L’Union Juive française pour la Paix participe activement à la campagne de Boycott, Désinvestissement, Sanctions contre Israël (BDS). Voulez-vous en préciser les raisons?

Pourquoi la guerre continue ? Pourquoi le peuple palestinien est-il martyrisé et marginalisé ? Parce que l’agresseur n’est pas sanctionné. Les revendications du BDS sont claires : la liberté (fin de l’occupation, de la colonisation, du blocus, destruction du Mur, libération des prisonniers), l’égalité des droits et la justice (le droit au retour des réfugiés). Le modèle, c’est le boycott de l’Afrique du sud à l’époque de l’apartheid. Le BDS, ce sont les peuples qui se substituent à la complicité des Etats.

Vous avez été arrêté en juin dernier par le RAID sur une fausse dénonciation après le piratage de votre ligne téléphonique…est-ce une mesure de représailles en raison de vos engagements pro-palestiniens ?

A l’origine, il y a un Franco-israélien Grégory Chelli (alias Ulcan) qui est un militant de l’extrême droite sioniste. Il a piraté de nombreuses lignes de téléphone. La méthode utilisée est souvent la même. Il appelle depuis Israël la police française : « allo ? Je suis X. J’ai tué ma femme. Si vous intervenez, je tire. » Systématiquement et sans vérifier, la police française fait le service après vente et intervient. Il y a 105 plaintes contre lui. Mais il est solidement protégé là-bas et Israël ne l’extradera pas. Ce qui est grave dans mon cas, c’est que j’ai été violenté par le RAID et j’ai eu 7 heures de garde-à-vue. 5 mois après, je n’ai reçu aucune explication crédible et on ne m’a toujours pas remboursé la somme avancée pour que les portes défoncées soient réparées.

Quel espoir pour la Paix entre les Palestiniens et les Israéliens ?
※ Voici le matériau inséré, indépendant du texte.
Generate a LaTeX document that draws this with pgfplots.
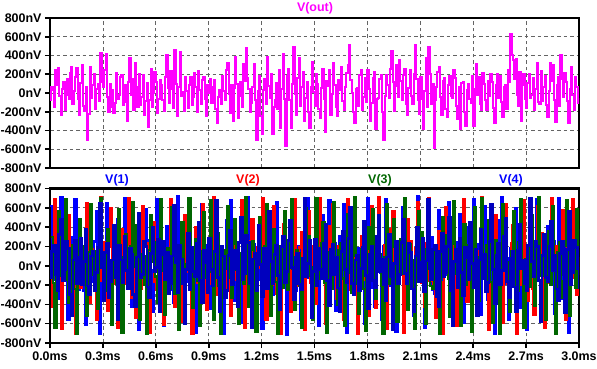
\documentclass[border=0pt]{standalone}
\usepackage{fontspec}
\setmainfont{Liberation Sans}
\usepackage{pgfplots}
\pgfplotsset{compat=1.18}
\definecolor{cout}{RGB}{255,0,255}
\definecolor{cone}{RGB}{0,0,255}
\definecolor{ctwo}{RGB}{255,0,0}
\definecolor{cthree}{RGB}{0,102,0}
\definecolor{cfour}{RGB}{0,0,190}
\definecolor{gridc}{RGB}{100,100,100}
\pgfplotsset{
  lt/.style={
    scale only axis, width=529bp,
    xmin=0, xmax=3, ymin=-800, ymax=800,
    xtick={0,0.3,0.6,0.9,1.2,1.5,1.8,2.1,2.4,2.7,3.0},
    ytick={-800,-600,-400,-200,0,200,400,600,800},
    yticklabels={-800nV,-600nV,-400nV,-200nV,0nV,200nV,400nV,600nV,800nV},
    grid=major,
    major grid style={gridc, line width=0.8bp, dash pattern=on 3.5bp off 3bp},
    tick align=outside, tick pos=left,
    major tick length=5bp,
    tick style={black, line width=1.6bp},
    axis line style={black, line width=2.4bp},
    ticklabel style={font={\fontsize{12.5}{15}\selectfont\bfseries}, text=black},
    /pgf/number format/assume math mode=true,
  }
}
\begin{document}
\begin{tikzpicture}
\useasboundingbox (0bp,0bp) rectangle (597bp,369bp);
\begin{axis}[lt, at={(50bp,201bp)}, anchor=south west, height=150bp,
  xticklabels={}, x tick style={draw=none}]
\addplot[cout, line width=2bp, const plot] table[row sep=\\, header=false, x expr=\coordindex*0.0075, y index=0] {
-80\\60\\30\\-150\\250\\90\\270\\-30\\-240\\40\\120\\-180\\-20\\150\\-60\\210\\280\\-120\\20\\170\\
270\\-60\\-240\\110\\300\\-140\\-190\\60\\-500\\-220\\280\\-50\\80\\200\\-170\\40\\100\\-90\\430\\120\\
60\\250\\420\\-40\\-200\\100\\-150\\30\\-210\\-110\\210\\-60\\-20\\170\\190\\-130\\-100\\80\\-300\\120\\
375\\-20\\150\\-180\\315\\60\\-150\\200\\-130\\-40\\190\\-230\\-90\\110\\-360\\-70\\260\\-150\\0\\220\\
120\\-210\\-60\\140\\80\\-80\\-190\\170\\400\\50\\-110\\230\\40\\-160\\455\\100\\-245\\60\\440\\-30\\
10\\-190\\175\\20\\-160\\90\\170\\-130\\-40\\210\\60\\-200\\230\\30\\-120\\140\\175\\-60\\-250\\80\\
0\\150\\-105\\60\\140\\-170\\-325\\-40\\30\\-120\\180\\20\\-80\\240\\315\\-10\\-210\\90\\-300\\50\\
385\\100\\-265\\-30\\120\\-150\\305\\130\\475\\160\\40\\-200\\-110\\60\\305\\-80\\-500\\20\\180\\-250\\
-440\\30\\150\\-120\\385\\70\\-50\\200\\-440\\-150\\-80\\110\\-170\\250\\-370\\40\\420\\-60\\-570\\180\\
260\\-80\\-370\\100\\490\\-10\\-230\\160\\370\\-140\\60\\220\\-300\\-50\\120\\-200\\-370\\60\\330\\10\\
-140\\200\\100\\-170\\-270\\50\\260\\-60\\-420\\130\\70\\240\\-230\\-10\\315\\80\\-150\\-250\\140\\30\\
280\\-90\\-180\\60\\210\\300\\510\\140\\0\\-200\\-315\\40\\50\\-140\\190\\250\\-180\\-40\\160\\-100\\
250\\40\\-300\\-110\\160\\220\\-385\\-60\\-50\\150\\190\\-200\\-500\\-30\\190\\90\\-50\\260\\445\\120\\
-190\\70\\300\\-40\\350\\130\\-70\\190\\260\\-120\\-230\\50\\250\\-30\\-120\\200\\510\\150\\-80\\-220\\
170\\-60\\-385\\20\\370\\-150\\490\\200\\-120\\100\\-590\\-80\\60\\220\\280\\-40\\-230\\130\\160\\-170\\
-260\\90\\180\\-30\\-50\\240\\160\\-140\\-280\\60\\-385\\110\\120\\-200\\-350\\30\\100\\-60\\-110\\180\\
-350\\40\\305\\-20\\170\\-120\\-180\\210\\100\\-70\\-180\\130\\-30\\200\\120\\-160\\-315\\80\\200\\-50\\
180\\-100\\-260\\60\\90\\-170\\240\\120\\630\\400\\350\\150\\360\\-20\\-140\\220\\-300\\90\\200\\-60\\
-160\\110\\200\\-50\\-20\\160\\-180\\40\\315\\-100\\-120\\230\\-90\\60\\180\\-130\\-260\\20\\315\\130\\
300\\-70\\-310\\80\\170\\-140\\410\\150\\-40\\210\\120\\-90\\-315\\40\\280\\-20\\-180\\170\\60\\-110\\
-50\\
};
\end{axis}
\begin{axis}[lt, at={(50bp,26bp)}, anchor=south west, height=154.5bp,
  xticklabels={0.0ms,0.3ms,0.6ms,0.9ms,1.2ms,1.5ms,1.8ms,2.1ms,2.4ms,2.7ms,3.0ms}]
\addplot[cone, line width=2.4bp, const plot] table[row sep=\\, header=false, x expr=\coordindex*0.01, y index=0] {
620\\-150\\180\\60\\-340\\210\\710\\-80\\-120\\190\\-560\\120\\300\\-200\\690\\30\\-250\\140\\40\\-260\\
-610\\90\\420\\-170\\-80\\250\\560\\-40\\-700\\110\\230\\-220\\650\\-10\\-310\\180\\-90\\240\\480\\-120\\
-530\\160\\700\\-60\\120\\-230\\-420\\70\\360\\-140\\-660\\50\\-200\\220\\590\\-190\\260\\-50\\-480\\130\\
690\\20\\-150\\240\\-620\\80\\410\\-110\\60\\-250\\-380\\150\\720\\-90\\-540\\100\\210\\-170\\500\\-20\\
-280\\190\\-690\\40\\330\\-160\\640\\-30\\-60\\210\\-450\\110\\580\\-140\\-230\\260\\150\\-80\\-700\\60\\
470\\-200\\680\\50\\-360\\130\\20\\-240\\-590\\10\\390\\-110\\710\\-60\\-140\\220\\-500\\90\\270\\-150\\
-650\\140\\540\\-30\\90\\-180\\-300\\230\\660\\-100\\-480\\70\\200\\-220\\-710\\150\\430\\-40\\600\\-260\\
-170\\200\\-560\\80\\350\\-120\\700\\-50\\-390\\170\\110\\-210\\-620\\60\\520\\-140\\-260\\250\\680\\30\\
-80\\230\\-470\\100\\310\\-190\\640\\20\\-690\\130\\240\\-90\\560\\-240\\-330\\180\\-30\\110\\-600\\40\\
700\\-110\\160\\-230\\-420\\60\\490\\-70\\-560\\200\\690\\-140\\-210\\120\\380\\-180\\-680\\90\\70\\250\\
610\\-60\\-370\\150\\220\\-200\\-520\\80\\720\\-30\\-130\\210\\-640\\140\\450\\-120\\300\\-250\\-290\\100\\
580\\30\\-700\\170\\140\\-90\\660\\-210\\-410\\120\\-60\\240\\530\\-70\\-590\\60\\400\\-160\\-240\\190\\
690\\-130\\80\\220\\-510\\40\\620\\-100\\-350\\160\\250\\-230\\-700\\110\\470\\-20\\710\\-170\\-190\\80\\
-560\\180\\330\\-150\\600\\-40\\-440\\210\\120\\-190\\-660\\90\\550\\-110\\-280\\230\\690\\10\\-20\\-240\\
-620\\120\\410\\-80\\180\\250\\-500\\30\\700\\-200\\-340\\140\\260\\-60\\-690\\170\\590\\-120\\-150\\200\\
380\\
};
\addplot[ctwo, line width=2.4bp, const plot] table[row sep=\\, header=false, x expr=\coordindex*0.01+0.003, y index=0] {
-420\\130\\690\\-210\\110\\240\\-650\\60\\340\\-140\\520\\-50\\-280\\190\\-700\\80\\460\\-230\\150\\-90\\
650\\-20\\-380\\170\\30\\-250\\-560\\110\\710\\-160\\240\\20\\-470\\200\\600\\-80\\-190\\150\\-640\\40\\
380\\-190\\90\\220\\700\\-60\\-330\\130\\-540\\70\\270\\-240\\620\\10\\-100\\230\\-690\\90\\450\\-170\\
-250\\160\\560\\-100\\-610\\50\\180\\-220\\690\\-30\\-420\\200\\10\\-150\\-580\\120\\520\\-60\\320\\-210\\
-700\\80\\400\\-180\\-160\\230\\640\\-40\\-460\\140\\210\\-190\\710\\20\\-300\\170\\-620\\60\\130\\-240\\
590\\-110\\-520\\210\\360\\-150\\-70\\240\\680\\-80\\-640\\100\\250\\-230\\480\\50\\-380\\190\\-20\\150\\
700\\-140\\-560\\70\\140\\-200\\620\\30\\-290\\180\\-700\\120\\430\\-90\\60\\240\\-480\\10\\690\\-160\\
-210\\190\\350\\-40\\-660\\90\\560\\-180\\200\\-230\\-390\\160\\700\\-70\\-120\\220\\-600\\50\\410\\-120\\
640\\-20\\-340\\200\\80\\-170\\-560\\110\\690\\-100\\-250\\140\\470\\-210\\-700\\60\\310\\-150\\160\\-240\\
-520\\170\\620\\-130\\-440\\230\\710\\40\\-60\\210\\-650\\80\\380\\-190\\560\\-30\\-310\\120\\20\\250\\
-690\\60\\480\\-220\\250\\-90\\-570\\180\\660\\-50\\-180\\230\\-420\\140\\700\\-160\\120\\-240\\-540\\100\\
360\\-170\\-700\\120\\610\\-60\\-30\\200\\450\\-210\\-620\\30\\220\\-130\\690\\90\\-370\\160\\-150\\220\\
560\\40\\-480\\150\\710\\-110\\80\\-230\\-660\\190\\300\\-80\\520\\-20\\-240\\210\\-590\\70\\640\\-190\\
-100\\230\\420\\-140\\-700\\100\\190\\-200\\680\\20\\-360\\170\\50\\-240\\-510\\130\\620\\-50\\340\\-90\\
-640\\110\\160\\-180\\700\\60\\-420\\200\\-220\\140\\580\\-70\\-560\\190\\270\\-120\\690\\-30\\-300\\80\\
-100\\
};
\addplot[cthree, line width=2.4bp, const plot] table[row sep=\\, header=false, x expr=\coordindex*0.01+0.006, y index=0] {
300\\-180\\-640\\100\\560\\-70\\-100\\230\\690\\-150\\-380\\60\\210\\-240\\-700\\130\\480\\-20\\-40\\200\\
-520\\140\\640\\-90\\150\\-210\\-450\\170\\700\\30\\-260\\220\\380\\-130\\-610\\50\\60\\-190\\590\\-60\\
-690\\90\\330\\-230\\-170\\200\\660\\-10\\420\\-150\\-560\\120\\100\\-200\\-700\\160\\520\\40\\240\\-110\\
-380\\210\\690\\-50\\-510\\70\\180\\-240\\610\\110\\-290\\180\\-660\\30\\450\\-140\\20\\230\\700\\-80\\
-440\\20\\270\\-160\\-620\\150\\550\\-100\\-120\\240\\680\\-60\\-560\\190\\340\\-210\\-700\\80\\160\\-30\\
620\\-120\\-330\\230\\480\\-40\\-600\\130\\90\\-190\\710\\10\\-420\\170\\250\\-90\\-680\\60\\500\\-220\\
-60\\200\\640\\-140\\-520\\90\\380\\-170\\-700\\50\\200\\-230\\570\\120\\-250\\240\\690\\-30\\-460\\160\\
130\\-210\\-640\\80\\600\\-100\\310\\-20\\-560\\190\\700\\-60\\-140\\230\\450\\-180\\-690\\140\\50\\-240\\
660\\30\\-400\\160\\230\\-130\\-620\\210\\530\\-70\\-280\\100\\710\\-190\\-500\\50\\170\\-240\\-670\\180\\
400\\-160\\590\\20\\-340\\240\\120\\-210\\-700\\90\\640\\-110\\-190\\200\\480\\-40\\-580\\130\\280\\-80\\
700\\10\\-460\\220\\60\\-180\\-650\\150\\560\\-120\\350\\-30\\-600\\170\\690\\-210\\-240\\60\\140\\-90\\
-700\\190\\500\\-50\\320\\-140\\-530\\230\\670\\-20\\-80\\160\\-620\\40\\430\\-200\\210\\-110\\-680\\120\\
610\\-230\\-360\\90\\700\\-60\\-150\\210\\470\\-170\\-590\\130\\260\\-100\\-700\\200\\640\\-40\\40\\-190\\
-480\\150\\560\\-120\\-260\\240\\690\\-30\\-640\\70\\180\\-220\\520\\-80\\-410\\190\\710\\20\\-100\\230\\
-560\\60\\360\\-200\\620\\-10\\-700\\140\\240\\-160\\-330\\210\\680\\-50\\-520\\100\\110\\-230\\590\\30\\
-400\\
};
\addplot[cfour, line width=2.8bp, const plot] table[row sep=\\, header=false, x expr=\coordindex*0.01, y index=0] {
-120\\150\\210\\-90\\-260\\320\\480\\-150\\-40\\250\\180\\-300\\-520\\60\\260\\-180\\90\\280\\-200\\40\\
380\\-210\\-300\\100\\150\\-260\\-70\\190\\650\\-20\\-360\\140\\230\\-330\\-160\\60\\420\\-120\\-560\\210\\
60\\-170\\300\\-50\\-240\\180\\120\\-300\\-420\\90\\540\\-120\\-90\\250\\200\\-220\\-330\\130\\400\\-60\\
-20\\270\\-480\\120\\250\\-140\\140\\-290\\-180\\100\\620\\30\\-280\\210\\70\\-190\\-600\\-40\\330\\-250\\
190\\-60\\-110\\230\\450\\-150\\-380\\160\\30\\-280\\280\\-40\\-210\\150\\680\\-120\\-470\\200\\100\\-330\\
-260\\110\\370\\-200\\160\\-30\\-420\\240\\500\\-140\\-80\\310\\240\\-180\\-640\\70\\130\\-260\\420\\10\\
-320\\180\\50\\-240\\560\\40\\-190\\120\\210\\-100\\-450\\200\\300\\-170\\-60\\260\\470\\-20\\-350\\90\\
130\\-190\\-250\\80\\700\\-110\\20\\260\\-540\\-60\\270\\-210\\180\\-40\\-130\\230\\430\\-150\\-410\\170\\
220\\-90\\90\\-230\\-480\\150\\360\\-40\\-170\\280\\600\\-180\\-300\\60\\110\\-260\\-30\\190\\460\\-100\\
-440\\120\\200\\-150\\-230\\300\\520\\-60\\70\\-200\\-360\\90\\320\\-110\\-660\\20\\250\\-190\\-90\\240\\
480\\-80\\-190\\230\\140\\-240\\-470\\100\\400\\-160\\30\\280\\-270\\50\\690\\-30\\-140\\170\\210\\-320\\
-420\\150\\340\\-110\\-70\\200\\500\\-260\\-620\\40\\170\\-230\\280\\-70\\-310\\190\\80\\-140\\450\\20\\
-230\\170\\-520\\60\\380\\-130\\120\\-270\\-170\\250\\640\\-40\\-390\\110\\230\\-200\\-50\\300\\490\\-160\\
-330\\80\\150\\-220\\-470\\160\\430\\-30\\60\\-190\\-260\\210\\700\\40\\-110\\250\\200\\-150\\-580\\110\\
320\\-120\\-160\\200\\460\\-50\\110\\-240\\-360\\130\\250\\-90\\-490\\170\\560\\-200\\-70\\260\\190\\-30\\
-240\\
};
\end{axis}
\begin{scope}[font={\fontsize{12.5}{15}\selectfont\bfseries}]
\node[text=cout] at (315bp,361bp) {V(out)};
\node[text=cone] at (117bp,189bp) {V(1)};
\node[text=ctwo] at (248bp,189bp) {V(2)};
\node[text=cthree] at (380bp,189bp) {V(3)};
\node[text=cone] at (511bp,189bp) {V(4)};
\end{scope}
\end{tikzpicture}
\end{document}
Arrêter de prendre en considération la sécurité de l’occupant. Il y a un crime fondateur dans cette guerre : l’expulsion de la majorité des Palestiniens de leur propre pays en 1948. Il faut réparer. Le fil directeur, ça doit être l’égalité des droits et la justice. Rien ne se passera tant qu’Israël ne sera pas sanctionné et boycotté. Nous ne pouvons et ne devons pas nous taire.